COLLECTED DATA:

★ ★ ★ ★ ★ ★ ★

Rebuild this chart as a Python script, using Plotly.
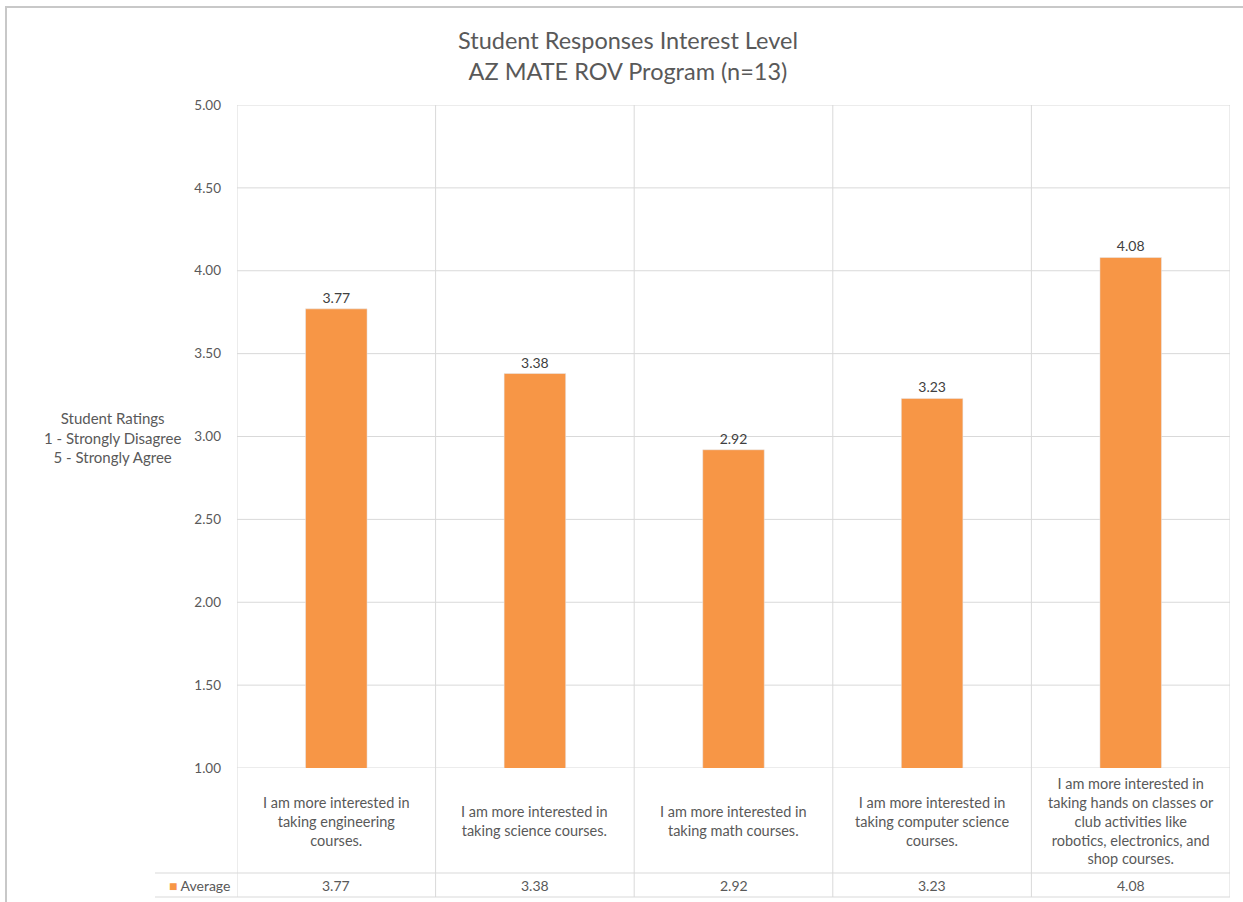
import plotly.graph_objects as go

categories = [
    "I am more interested in<br>taking engineering<br>courses.",
    "I am more interested in<br>taking science courses.",
    "I am more interested in<br>taking math courses.",
    "I am more interested in<br>taking computer science<br>courses.",
    "I am more interested in<br>taking hands on classes or<br>club activities like<br>robotics, electronics, and<br>shop courses.",
]
averages = [3.77, 3.38, 2.92, 3.23, 4.08]
series_name = "Average"
title_lines = ["Student Responses Interest Level", "AZ MATE ROV Program (n=13)"]
y_title = "Student Ratings<br>1 - Strongly Disagree<br>5 - Strongly Agree"

BAR = "#F79646"
GRID = "#D9D9D9"
TXT = "#595959"
FONT = "Lato"

W, H = 1243, 902
L, R, T, B = 237, 13, 105, 134
PH = H - T - B
PW = W - L - R

def py(p):
    return (H - B - p) / PH

def px(p):
    return (p - L) / PW

xs = list(range(len(categories)))

fig = go.Figure()
fig.add_trace(go.Bar(
    x=xs, y=averages, name=series_name, marker_color=BAR, width=0.31,
    text=[f"{v:.2f}" for v in averages], textposition="outside",
    textfont=dict(family=FONT, size=14, color="#404040"), cliponaxis=False,
))

shapes = []
shapes.append(dict(type="rect", xref="paper", yref="paper",
                   x0=px(6), x1=px(1250), y0=py(910), y1=py(7),
                   line=dict(color="#C8C8C8", width=2), layer="below"))
for v in [1.0, 1.5, 2.0, 2.5, 3.0, 3.5, 4.0, 4.5, 5.0]:
    shapes.append(dict(type="line", xref="paper", yref="y", x0=0, x1=1, y0=v, y1=v,
                       line=dict(color=GRID, width=1), layer="below"))
for i in range(len(categories) + 1):
    shapes.append(dict(type="line", xref="x", yref="paper", x0=i - 0.5, x1=i - 0.5,
                       y0=py(897), y1=1, line=dict(color=GRID, width=1), layer="below"))
for p in [873, 897]:
    shapes.append(dict(type="line", xref="paper", yref="paper", x0=px(155), x1=1,
                       y0=py(p), y1=py(p), line=dict(color=GRID, width=1), layer="below"))

annotations = []
annotations.append(dict(text="<br>".join(title_lines), xref="paper", yref="paper",
                        x=px(628), y=py(55), xanchor="center", yanchor="middle",
                        showarrow=False, font=dict(family=FONT, size=23.5, color=TXT)))
annotations.append(dict(text=y_title, xref="paper", yref="paper", x=px(112), y=py(437),
                        xanchor="center", yanchor="middle", align="center", showarrow=False,
                        font=dict(family=FONT, size=15, color=TXT)))
for i, c in enumerate(categories):
    annotations.append(dict(text=c, xref="x", yref="paper", x=i, y=py(821),
                            xanchor="center", yanchor="middle", align="center", showarrow=False,
                            font=dict(family=FONT, size=14.5, color=TXT)))
    annotations.append(dict(text=f"{averages[i]:.2f}", xref="x", yref="paper", x=i, y=py(885),
                            xanchor="center", yanchor="middle", showarrow=False,
                            font=dict(family=FONT, size=14, color=TXT)))
annotations.append(dict(text=f"<span style='color:{BAR}'>■</span> {series_name}",
                        xref="paper", yref="paper", x=px(232), y=py(885),
                        xanchor="right", yanchor="middle", showarrow=False,
                        font=dict(family=FONT, size=14, color=TXT)))

fig.update_layout(
    width=W, height=H,
    margin=dict(l=L, r=R, t=T, b=B),
    paper_bgcolor="white", plot_bgcolor="white",
    showlegend=False, bargap=0.69,
    shapes=shapes, annotations=annotations,
    font=dict(family=FONT, color=TXT),
    xaxis=dict(range=[-0.5, 4.5], showticklabels=False, showgrid=False,
               zeroline=False, showline=False, fixedrange=True),
    yaxis=dict(range=[1, 5], dtick=0.5, tick0=1, tickformat=".2f", showgrid=False,
               zeroline=False, showline=False, ticks="", ticklabelstandoff=15,
               tickfont=dict(family=FONT, size=13.5, color=TXT)),
)

fig.write_html("out.html")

★ ★ ★ ★ ★ ★ ★

STATED TASK: Every line from the top of the material above through the line with "import plotly.graph_objects as go" should be duplicated exactly, please; leave out the pictures.

CORRECT RESULT:
Rebuild this chart as a Python script, using Plotly.
import plotly.graph_objects as go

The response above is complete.